Number 206, December 8, 1994 by Phillip F. Schewe and Ben Stein
PLANETS AROUND BETA PICTORIS? Beta Pictoris is the only star for which
a circumstellar dust disk has been directly imaged. Previously, transitory
absorption features were observed in the star's spectrum. Attributing these
to the fleeting passage of comets is complicated by the puzzling fact that
there are many more red shifts (90% of the sample) than blue shifts among
the features. Performing computer simulations, astronomers have now been
able to explain the asymmetry in the features by invoking the presence
of at least two planets in orbit around Beta Pictoris. (Harold F. Levison
et al., Nature, 1 December 1994.)
AN ELECTRONIC MICRO-REFRIGERATOR , a device that removes hot electrons
from already-cold metal electrodes, has been built by scientists at the
National Institute of Standards and Technology in Boulder, Colorado (contact
John Martinis, 303-497-3597). In their experiment, the NIST researchers
removed hot electrons flowing through a copper electrode. Attached to the
copper electrode is the refrigerator, a "tunnel junction" consisting
of a superconducting aluminum metal separated from the copper electrode
by means of a thin barrier. Only electrons higher than a certain energy
can travel through the barrier. In the NIST setup, electrons approach the
tunnel junction, and the higher-energy ones leave the metal through the
tunnel junction. The remaining electrons circulate through an electrical
circuit and return to the copper electrode through a superconducting lead
contact which allows electrical current to flow without the transmission
of heat from the circuit. In the first demonstrations of this method, Martinis
and colleagues lowered the temperature associated with the electrons from
100 mK to 85 mK. This technique, analogous to blowing the hot steam molecules
from a cup of coffee to make the coffee cooler, has the potential to cool
low-temperature electronic devices further so that they can make more sensitive,
less noise-laden measurements. Such devices could include the instruments
on the balloon-borne experiments that measure the cosmic background radiation.

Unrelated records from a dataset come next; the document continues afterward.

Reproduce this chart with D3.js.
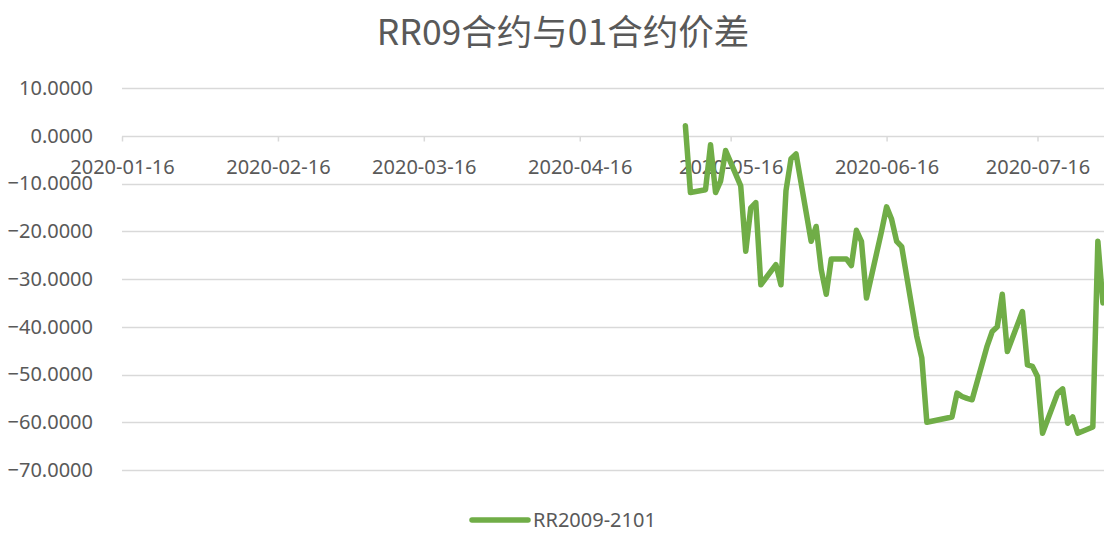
<!DOCTYPE html>
<html>
<head>
<meta charset="utf-8">
<script src="https://cdn.jsdelivr.net/npm/d3@7"></script>
<style>
  body { margin: 0; background: #fff; }
  svg { display: block; font-family: "Noto Sans", "Noto Sans CJK SC", sans-serif; }
</style>
</head>
<body>
<svg id="chart" width="1104" height="533"></svg>
<script>
'use strict';

var title = 'RR09合约与01合约价差';
var seriesName = 'RR2009-2101';

var dates = [
    '2020-05-07', '2020-05-08', '2020-05-11', '2020-05-12', '2020-05-13', '2020-05-14', '2020-05-15',
    '2020-05-18', '2020-05-19', '2020-05-20', '2020-05-21', '2020-05-22',
    '2020-05-25', '2020-05-26', '2020-05-27', '2020-05-28', '2020-05-29',
    '2020-06-01', '2020-06-02', '2020-06-03', '2020-06-04', '2020-06-05',
    '2020-06-08', '2020-06-09', '2020-06-10', '2020-06-11', '2020-06-12',
    '2020-06-15', '2020-06-16', '2020-06-17', '2020-06-18', '2020-06-19',
    '2020-06-22', '2020-06-23', '2020-06-24',
    '2020-06-29', '2020-06-30', '2020-07-01', '2020-07-02', '2020-07-03',
    '2020-07-06', '2020-07-07', '2020-07-08', '2020-07-09', '2020-07-10',
    '2020-07-13', '2020-07-14', '2020-07-15', '2020-07-16', '2020-07-17',
    '2020-07-20', '2020-07-21', '2020-07-22', '2020-07-23', '2020-07-24',
    '2020-07-27', '2020-07-28', '2020-07-29'
];

var spread = [
    2.1, -11.9, -11.3, -1.9, -11.9, -9.5, -3.1,
    -10.5, -24.2, -15.1, -14.0, -31.2,
    -27.0, -31.2, -11.5, -4.8, -3.8,
    -22.1, -19.0, -28.0, -33.2, -25.8,
    -25.8, -27.2, -19.8, -22.1, -34.0,
    -20.0, -14.9, -17.5, -22.1, -23.2,
    -42.0, -46.5, -60.0,
    -58.9, -53.9, -54.6, -55.0, -55.3,
    -44.0, -41.0, -40.0, -33.2, -45.2,
    -36.8, -48.0, -48.3, -50.4, -62.3,
    -53.9, -53.0, -60.2, -58.9, -62.3,
    -61.0, -22.1, -35.0
];

var xTicks = ['2020-01-16', '2020-02-16', '2020-03-16', '2020-04-16', '2020-05-16', '2020-06-16', '2020-07-16'];
var yTicks = [10, 0, -10, -20, -30, -40, -50, -60, -70];

var parseDate = d3.timeParse('%Y-%m-%d');
var textColor = '#595959';
var gridColor = '#d9d9d9';
var lineColor = '#70ad47';

var svg = d3.select('#chart');
var width = +svg.attr('width');

var x = d3.scaleTime()
    .domain([parseDate(xTicks[0]), parseDate(xTicks[xTicks.length - 1])])
    .range([122, 1037.5]);

var y = d3.scaleLinear()
    .domain([-70, 10])
    .range([470, 88]);

// title
svg.append('text')
    .attr('x', 563)
    .attr('y', 45)
    .attr('text-anchor', 'middle')
    .style('font-family', '"Noto Sans CJK SC", sans-serif')
    .style('font-size', '35.5px')
    .attr('fill', textColor)
    .text(title);

// gridlines
svg.append('g')
    .selectAll('line')
    .data(yTicks)
    .enter()
    .append('line')
    .attr('x1', x.range()[0])
    .attr('x2', width)
    .attr('y1', function (d) { return Math.round(y(d)) + 0.5; })
    .attr('y2', function (d) { return Math.round(y(d)) + 0.5; })
    .attr('stroke', gridColor)
    .attr('stroke-width', 1.5);

// y labels
var yAxis = d3.axisLeft(y)
    .tickValues(yTicks)
    .tickSize(0)
    .tickPadding(0)
    .tickFormat(d3.format('.4f'));

svg.append('g')
    .attr('transform', 'translate(93,0)')
    .call(yAxis)
    .call(function (g) {
        g.select('.domain').remove();
        g.selectAll('text')
            .attr('fill', textColor)
            .style('font-size', '20px')
            .style('font-family', '"Noto Sans", sans-serif');
    });

// x axis at zero
var xAxis = d3.axisBottom(x)
    .tickValues(xTicks.map(parseDate))
    .tickSize(5)
    .tickPadding(18)
    .tickFormat(d3.timeFormat('%Y-%m-%d'));

svg.append('g')
    .attr('transform', 'translate(0,' + (Math.round(y(0)) + 0.5) + ')')
    .call(xAxis)
    .call(function (g) {
        g.select('.domain').remove();
        g.selectAll('.tick line').attr('stroke', gridColor).attr('stroke-width', 1.5);
        g.selectAll('text')
            .attr('fill', textColor)
            .style('font-size', '20px')
            .style('font-family', '"Noto Sans", sans-serif');
    });

// series
var points = dates.map(function (d, i) {
    return { date: parseDate(d), value: spread[i] };
});

var line = d3.line()
    .x(function (d) { return x(d.date); })
    .y(function (d) { return y(d.value); });

svg.append('path')
    .datum(points)
    .attr('d', line)
    .attr('fill', 'none')
    .attr('stroke', lineColor)
    .attr('stroke-width', 5.5)
    .attr('stroke-linejoin', 'round')
    .attr('stroke-linecap', 'round');

// legend
var legend = svg.append('g').attr('transform', 'translate(472,520)');

legend.append('line')
    .attr('x1', 0)
    .attr('x2', 56)
    .attr('stroke', lineColor)
    .attr('stroke-width', 5.5)
    .attr('stroke-linecap', 'round');

legend.append('text')
    .attr('x', 61)
    .attr('y', 7)
    .attr('fill', textColor)
    .style('font-size', '20px')
    .text(seriesName);
</script>
</body>
</html>
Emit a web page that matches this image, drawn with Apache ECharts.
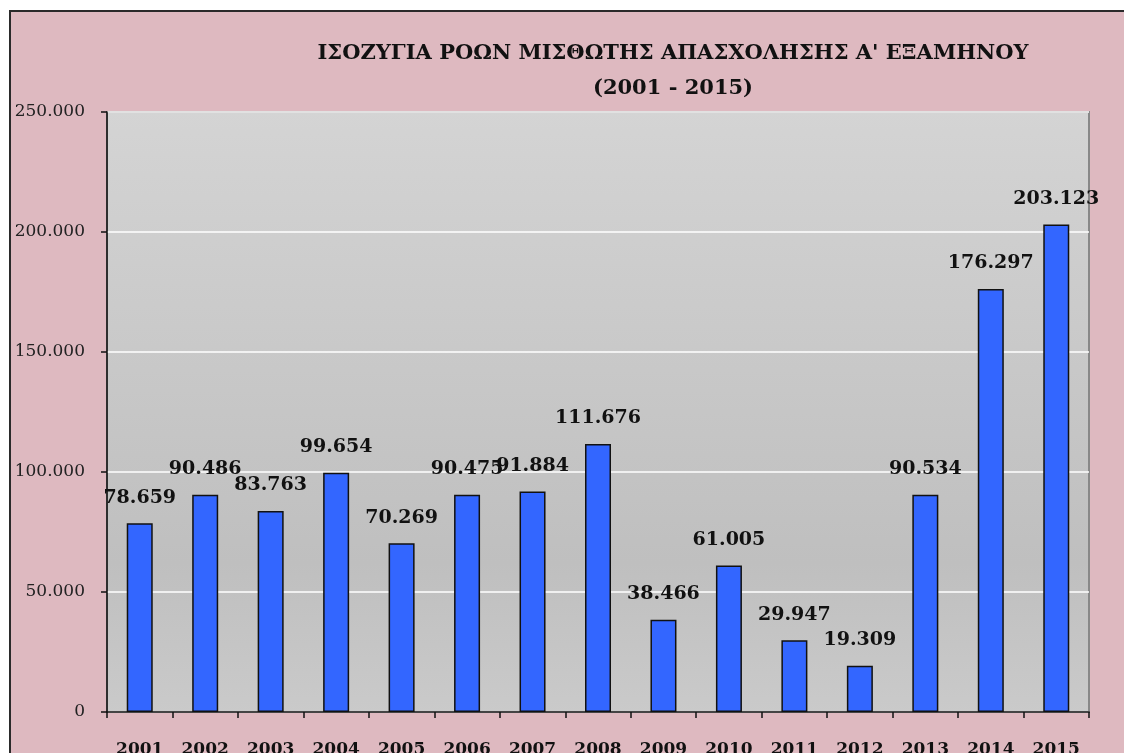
<!DOCTYPE html>
<html>
<head>
<meta charset="utf-8">
<script src="https://cdn.jsdelivr.net/npm/echarts@6/dist/echarts.min.js"></script>
<style>
  html, body { margin: 0; padding: 0; background: #fff; }
  .frame {
    position: absolute; left: 9px; top: 10px; width: 1130px; height: 760px;
    background-color: #deb9c0; border-left: 2px solid #2a2a2a; border-top: 2px solid #2a2a2a;
  }
  #chart { position: absolute; left: 0; top: 0; width: 1124px; height: 753px; }
</style>
</head>
<body>
<div class="frame"></div>
<div id="chart"></div>
<script>
var years = ['2001', '2002', '2003', '2004', '2005', '2006', '2007', '2008',
             '2009', '2010', '2011', '2012', '2013', '2014', '2015']
var balance = [78659, 90486, 83763, 99654, 70269, 90475, 91884, 111676,
               38466, 61005, 29947, 19309, 90534, 176297, 203123]
var titleLines = ['ΙΣΟΖΥΓΙΑ ΡΟΩΝ ΜΙΣΘΩΤΗΣ ΑΠΑΣΧΟΛΗΣΗΣ Α\' ΕΞΑΜΗΝΟΥ', '(2001 - 2015)']

// greek style thousands: 78.659
function fmt (v) {
  return String(v).replace(/\B(?=(\d{3})+(?!\d))/g, '.')
}

var chart = echarts.init(document.getElementById('chart'))
var option = {
  backgroundColor: 'transparent',
  animation: false,
  title: {
    text: titleLines.join('\n'),
    left: 668,
    top: 31,
    textAlign: 'center',
    textStyle: {
      fontFamily: 'DejaVu Serif',
      fontWeight: 'bold',
      fontSize: 21,
      lineHeight: 35,
      color: '#111'
    }
  },
  grid: {
    left: 107,
    right: 35,
    top: 112,
    bottom: 41,
    outerBoundsMode: 'none',
    containLabel: false,
    show: true,
    borderColor: '#888888',
    borderWidth: 2,
    backgroundColor: new echarts.graphic.LinearGradient(0, 0, 0, 1, [
      { offset: 0, color: '#d4d4d4' },
      { offset: 0.75, color: '#bfbfbf' },
      { offset: 1, color: '#cacaca' }
    ])
  },
  xAxis: {
    type: 'category',
    data: years,
    axisLine: { lineStyle: { color: '#111', width: 1.5 } },
    axisTick: { show: true, length: 6, lineStyle: { color: '#111', width: 1.5 } },
    axisLabel: {
      margin: 29,
      fontFamily: 'DejaVu Serif',
      fontWeight: 'bold',
      fontSize: 17,
      color: '#111'
    }
  },
  yAxis: {
    type: 'value',
    min: 0,
    max: 250000,
    interval: 50000,
    axisLine: { show: true, lineStyle: { color: '#111', width: 1.5 } },
    axisTick: { show: true, length: 6, lineStyle: { color: '#111', width: 1.5 } },
    axisLabel: {
      margin: 22,
      fontFamily: 'DejaVu Serif',
      fontSize: 17,
      color: '#222',
      formatter: fmt
    },
    splitLine: { lineStyle: { color: '#ffffff', width: 1.5 } }
  },
  series: [
    {
      type: 'bar',
      data: balance,
      barWidth: 26,
      itemStyle: {
        color: '#3366ff',
        borderColor: '#111',
        borderWidth: 1.5
      },
      label: {
        show: true,
        position: 'top',
        distance: 16,
        fontFamily: 'DejaVu Serif',
        fontWeight: 'bold',
        fontSize: 19,
        color: '#111',
        formatter: function (p) { return fmt(p.value) }
      }
    }
  ]
}
chart.setOption(option)
</script>
</body>
</html>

(M. Nahum et al., Applied Physics Letters, 12 December 1994.)
EINSTEIN'S GENERAL THEORY OF RELATIVITY does not fit well with quantum
mechanics, but it does persist as the prevailing theory of gravity and
has been vindicated in many experimental tests. Nevertheless, scientists
try to build a better theory or at least to find flaws in Einstein's equations.
Two researchers, Huseyin Yilmaz of Tufts University and Carroll Alley of
the University of Maryland (301-405-6098), believe they have discovered
a case in which general relativity provides a nonsensical result, namely
that the gravitational attraction between two infinitely wide (but thin)
parallel plates in close proximity would be zero. Furthermore, they propose
a gravity theory of their own, one which, they claim, is compatible with
quantum mechanics. Other relativity experts, such as Clifford Will of Washington
University (314-935- 6244) and William Unruh of the University of British
Columbia, dispute Yilmaz's assertions and claim that general relativity
is in good health. Yilmaz and Alley hope to use small unexplained discrepancies
in the performance of the Global Positioning System (the satellite-based
navigation network) and new tests involving the travel times of laser beams
over different paths to test their theory. (Science News, 3 December 1994.)